Text and video by TIM FAULKNER/ecoRI News staff
WASHINGTON, D.C. — The last demonstration Calvin Lau attended in the nation’s capital was an anti-Vietnam War protest in 1972. Back then, the crowd was predominantly college-age. The atmosphere was tense, Lau said.
The mood at Sunday’s climate rally, by contrast, was far more optimistic. The gathering of some 40,000 activists was solidly collegiate, but included nearly as many baby boomers like Lau, 62. Toddlers, octogenarians and those in between also joined the cause. Michael Brune, head of the Sierra Club, marched with his three young children.
“This is more peaceful,” Lau said, as the parade ambled along 15th Street toward the National Mall. At times, the march was more festive than somber, with music, environmental groups of all stripes flaunting their banners and comic characters such as the Lorax.
Lau, a Warwick resident, traveled to the rally on one of four tour buses from Rhode Island. Brown University chartered two buses. The Sierra Club of Rhode Island chartered two. All were full.
Most attendees were invigorated by the spirited march around the White House and the brief speeches delivered by the upper echelon of environmental leaders: Van Jones, Bill McKibben and Brune.
Robert Chew, Rhode Island’s best-known solar energy expert, was especially proud of the rousing speech from Sen. Sheldon Whitehouse, D-R.I. Prior to the rally, Chew said he was frustrated by the lack of a mass acceptance of renewable energy in Rhode Island. “To be a part of this has re-energized me," he said. "I’m coming back to Rhode Island with a new sense of urgency.”

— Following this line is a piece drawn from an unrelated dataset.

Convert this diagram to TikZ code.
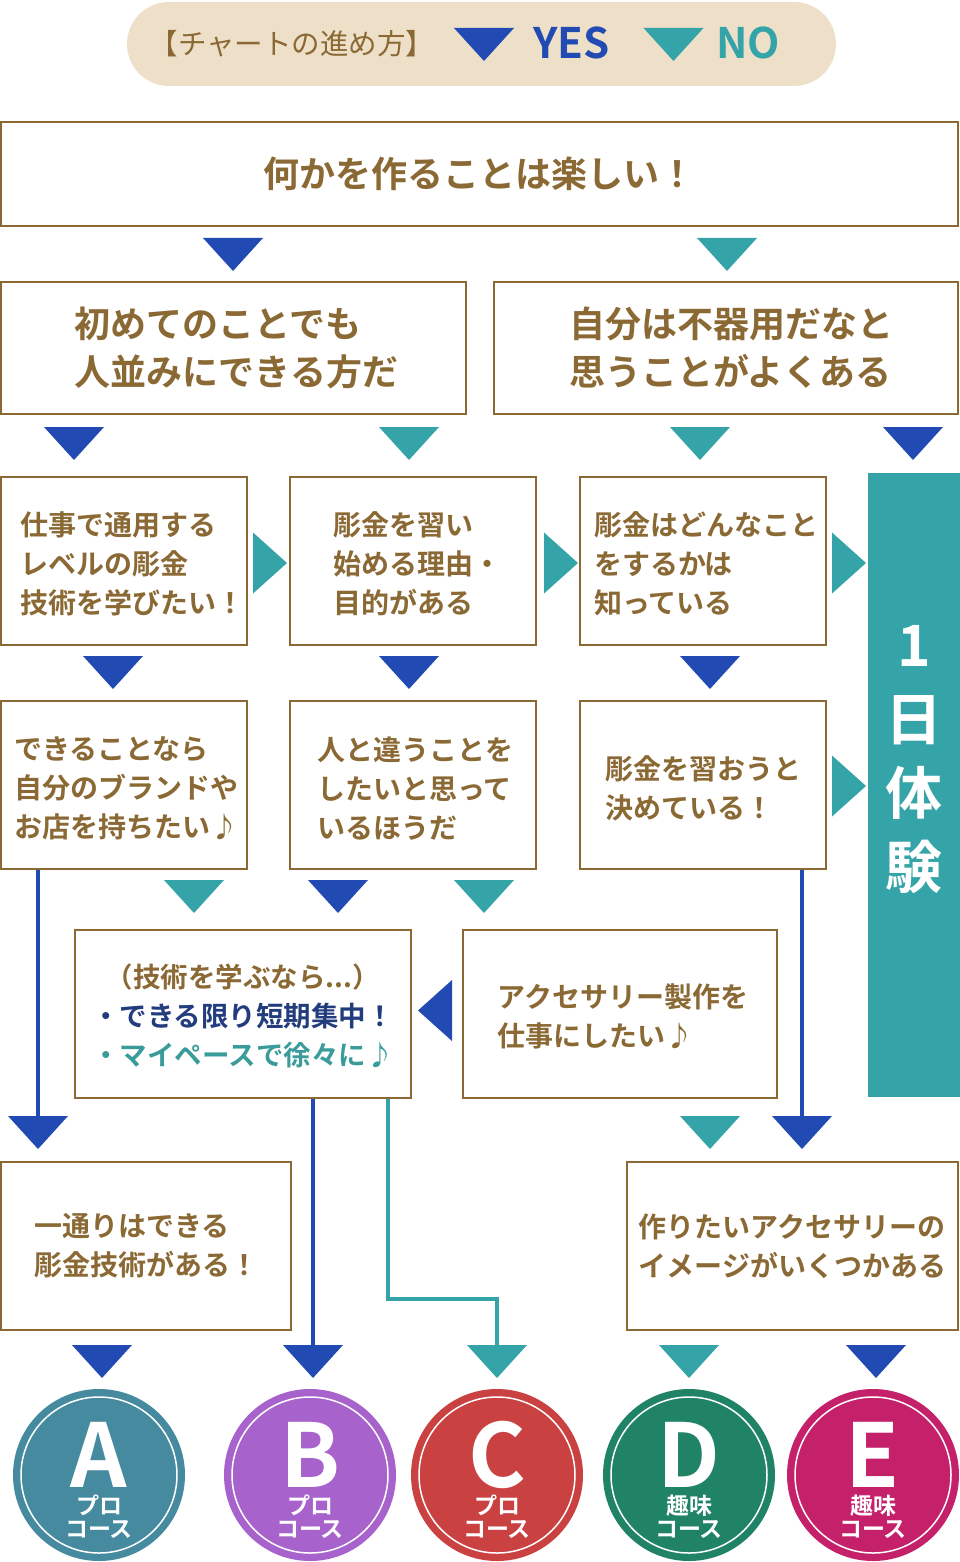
\documentclass[tikz,border=0pt]{standalone}
\usepackage{fontspec}
\setmainfont{Noto Sans CJK JP}[BoldFont={Noto Sans CJK JP Bold}]
\definecolor{brn}{HTML}{8B6934}
\definecolor{legbg}{HTML}{EDDFC8}
\definecolor{yesc}{HTML}{214AB2}
\definecolor{noc}{HTML}{35A4A8}
\definecolor{navy}{HTML}{233C7E}
\definecolor{tealtx}{HTML}{3A9C9A}
\definecolor{cA}{HTML}{468AA0}
\definecolor{cB}{HTML}{A763CB}
\definecolor{cC}{HTML}{C94141}
\definecolor{cD}{HTML}{218366}
\definecolor{cE}{HTML}{C4216A}
\newcommand\dtri[2]{\fill[#1] (#2) ++(-30,0) -- ++(60,0) -- ++(-30,33) -- cycle;}
\newcommand\rtri[2]{\fill[#1] (#2) ++(0,-30.5) -- ++(34,30.5) -- ++(-34,30.5) -- cycle;}
\newcommand\ltri[2]{\fill[#1] (#2) ++(0,-30.5) -- ++(-34,30.5) -- ++(34,30.5) -- cycle;}
\begin{document}
\begin{tikzpicture}[x=1pt,y=-1pt,
  qbox/.style={draw=brn, line width=2.4pt, fill=white, inner sep=0pt, text=brn, align=left,
    font=\bfseries\fontsize{28}{39}\selectfont},
  ebox/.style={draw=brn, line width=2.4pt, fill=white, inner sep=0pt},
  qtxt/.style={inner sep=0pt, text=brn, align=left, font=\bfseries\fontsize{28}{39}\selectfont},
  bigq/.style={ebox},
  bigtxt/.style={qtxt, font=\bfseries\fontsize{36}{48}\selectfont},
  yesline/.style={draw=yesc, line width=3.5pt},
  noline/.style={draw=noc, line width=3.5pt},
  course/.style={circle, inner sep=0pt, minimum size=172pt},
  cletter/.style={text=white, font=\bfseries\fontsize{88}{88}\selectfont, anchor=base, inner sep=0pt, text depth=0pt},
  csub/.style={text=white, align=center, font=\bfseries\fontsize{23}{23}\selectfont, inner sep=0pt},
]
\useasboundingbox (0,0) rectangle (960,1562);
% legend
\node[fill=legbg, rounded corners=42pt, minimum width=709pt, minimum height=84pt, inner sep=0pt] (leg) at (481.5,44) {};
\node[text=brn, font=\fontsize{28.5}{28.5}\selectfont, inner sep=0pt] (legt) at (292,44) {【チャートの進め方】};
\coordinate (ly) at (484,28);
\dtri{yesc}{ly}
\node[text=yesc, font=\bfseries\fontsize{42}{42}\selectfont, inner sep=0pt, anchor=base west] (yes) at (533,59) {YES};
\coordinate (ln) at (673.5,28);
\dtri{noc}{ln}
\node[text=noc, font=\bfseries\fontsize{42}{42}\selectfont, inner sep=0pt, anchor=base west] (no) at (716,59) {NO};

% title
\node[qbox, align=center, font=\bfseries\fontsize{36}{36}\selectfont, minimum width=957pt, minimum height=104pt] (t) at (479.5,174) {何かを作ることは楽しい！};
\coordinate (t1) at (233,238); \dtri{yesc}{t1}
\coordinate (t2) at (727,238); \dtri{noc}{t2}

% row 2
\node[bigq, minimum width=465pt, minimum height=132pt] (r2a) at (233.5,348) {};
\node[bigq, minimum width=464pt, minimum height=132pt] (r2b) at (726,348) {};
\node[bigtxt] (r2at) at ([xshift=3pt]r2a.center) {初めてのことでも\\人並みにできる方だ};
\node[bigtxt] (r2bt) at ([xshift=5pt]r2b.center) {自分は不器用だなと\\思うことがよくある};
\coordinate (a1) at (74,427) ; \dtri{yesc}{a1}
\coordinate (a2) at (409,427); \dtri{noc}{a2}
\coordinate (a3) at (700,427); \dtri{noc}{a3}
\coordinate (a4) at (913,427); \dtri{yesc}{a4}

% bar
\node[fill=noc, minimum width=92pt, minimum height=624pt, inner sep=0pt, anchor=north west] (bar) at (868,473) {};
\node[text=white, align=center, font=\bfseries\fontsize{57}{74}\selectfont, inner sep=0pt] (bart) at (914,760) {1\\日\\体\\験};

% row 3
\node[ebox, minimum width=246pt, minimum height=168pt] (r3a) at (124,561) {};
\node[ebox, minimum width=246pt, minimum height=168pt] (r3b) at (413,561) {};
\node[ebox, minimum width=246pt, minimum height=168pt] (r3c) at (703,561) {};
\node[qtxt] (r3at) at ([xshift=8pt,yshift=-3pt]r3a.center) {仕事で通用する\\レベルの彫金\\技術を学びたい！};
\node[qtxt] (r3bt) at ([xshift=4pt,yshift=-3pt]r3b.center) {彫金を習い\\始める理由・\\目的がある};
\node[qtxt] (r3ct) at ([xshift=3pt,yshift=-3pt]r3c.center) {彫金はどんなこと\\をするかは\\知っている};
\rtri{noc}{253,563}
\rtri{noc}{544,563}
\rtri{noc}{832,563}
\coordinate (b1) at (113,656); \dtri{yesc}{b1}
\coordinate (b2) at (409,656); \dtri{yesc}{b2}
\coordinate (b3) at (710,656); \dtri{yesc}{b3}

% row 4
\node[ebox, minimum width=246pt, minimum height=168pt] (r4a) at (124,785) {};
\node[ebox, minimum width=246pt, minimum height=168pt] (r4b) at (413,785) {};
\node[ebox, minimum width=246pt, minimum height=168pt] (r4c) at (703,785) {};
\node[qtxt] (r4at) at ([xshift=2pt,yshift=-3pt]r4a.center) {できることなら\\自分のブランドや\\お店を持ちたい♪};
\node[qtxt] (r4bt) at ([xshift=2pt,yshift=-3pt]r4b.center) {人と違うことを\\したいと思って\\いるほうだ};
\node[qtxt] (r4ct) at ([yshift=-3pt]r4c.center) {彫金を習おうと\\決めている！};
\rtri{noc}{832,786}
\coordinate (c1) at (194,880); \dtri{noc}{c1}
\coordinate (c2) at (338,880); \dtri{yesc}{c2}
\coordinate (c3) at (484,880); \dtri{noc}{c3}

% row 5
\node[ebox, minimum width=336pt, minimum height=168pt] (r5a) at (243,1014) {};
\node[ebox, minimum width=314pt, minimum height=168pt] (r5b) at (620,1014) {};
\node[qtxt, align=center, font=\bfseries\fontsize{27.5}{39}\selectfont] (r5at) at ([yshift=-2pt]r5a.center)
  {（技術を学ぶなら...）\\\textcolor{navy}{・できる限り短期集中！}\\\textcolor{tealtx}{・マイペースで徐々に♪}};
\node[qtxt] (r5bt) at ([xshift=3pt,yshift=-2pt]r5b.center) {アクセサリー製作を\\仕事にしたい♪};
\ltri{yesc}{452,1010.5}

% connectors to row 6 / courses
\coordinate (d1) at (38,1116);
\draw[yesline] (r4a.south -| d1) -- (d1);
\dtri{yesc}{d1}
\coordinate (d2) at (710,1116); \dtri{noc}{d2}
\coordinate (d3) at (802,1116);
\draw[yesline] (r4c.south -| d3) -- (d3);
\dtri{yesc}{d3}

% row 6
\node[qbox, minimum width=290pt, minimum height=168pt] (r6a) at (146,1246) {一通りはできる\\彫金技術がある！};
\node[qbox, minimum width=331pt, minimum height=168pt] (r6b) at (792.5,1246) {作りたいアクセサリーの\\イメージがいくつかある};

\coordinate (e1) at (102,1345); \dtri{yesc}{e1}
\coordinate (e2) at (313,1345);
\draw[yesline] (r5a.south -| e2) -- (e2);
\dtri{yesc}{e2}
\coordinate (e3) at (497,1345);
\coordinate (ek) at (388,1299);
\draw[noline] (r5a.south -| ek) -- (ek) -| (e3);
\dtri{noc}{e3}
\coordinate (e4) at (689,1345); \dtri{noc}{e4}
\coordinate (e5) at (876,1345); \dtri{yesc}{e5}

% courses
\foreach \n/\x/\col/\L/\s in {A/99/cA/A/プロ, B/310/cB/B/プロ, C/497/cC/C/プロ, D/689/cD/D/趣味, E/873/cE/E/趣味}{
  \node[course, fill=\col] (k\n) at (\x,1475) {};
  \draw[white, line width=1.5pt] (k\n.center) circle (78);
  \node[cletter] (kl\n) at (\x,1487) {\L};
  \node[csub] (ks\n) at (\x,1516.5) {\s\\コース};
}
\end{tikzpicture}
\end{document}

Martha Rounds joined the bus trip with five neighbors from her cohousing association in Acton, Mass. Rounds was thrilled that demanding climate-change action had catalyzed a multi-generational movement. “I’ve never seen that in my lifetime,” she said. “My kids need and want me here. And I need and want to be here. That’s part of the beauty of the movement.”
During the march, Brent Blackwelder, past president of the environmental advocacy group Friends of the Earth, said the rally was a huge boost for the environmental movement, to reduce greenhouse gases and put a stop to the Keystone XL tar-sands pipeline. “This is a massive turn of events," he said. "I think we are on the way. There is no way they withstand the pressure that’s being applied.”
But some didn’t agree. Ret. Lt. Col. Dave Fisher of Nebraska had the misfortune of parking his Ford Super Duty pickup along the route of the march. He said it was hypocritical that the protesters wanted to stop an oil pipeline when they all needed fossil fuels to attend the rally. “I’m just curious if they’ll drive home,” he said.
There were few skeptics anywhere near the rally. Protesters hailed from Texas, Kentucky, Minnesota, Michigan, New Mexico and even France.
Although there was no certainty among the marchers that President Obama would halt the proposed pipeline, most, like Lau, were overwhelmed by the sense that the problem was too important to stay home. “This is for the future of the whole world,” he said.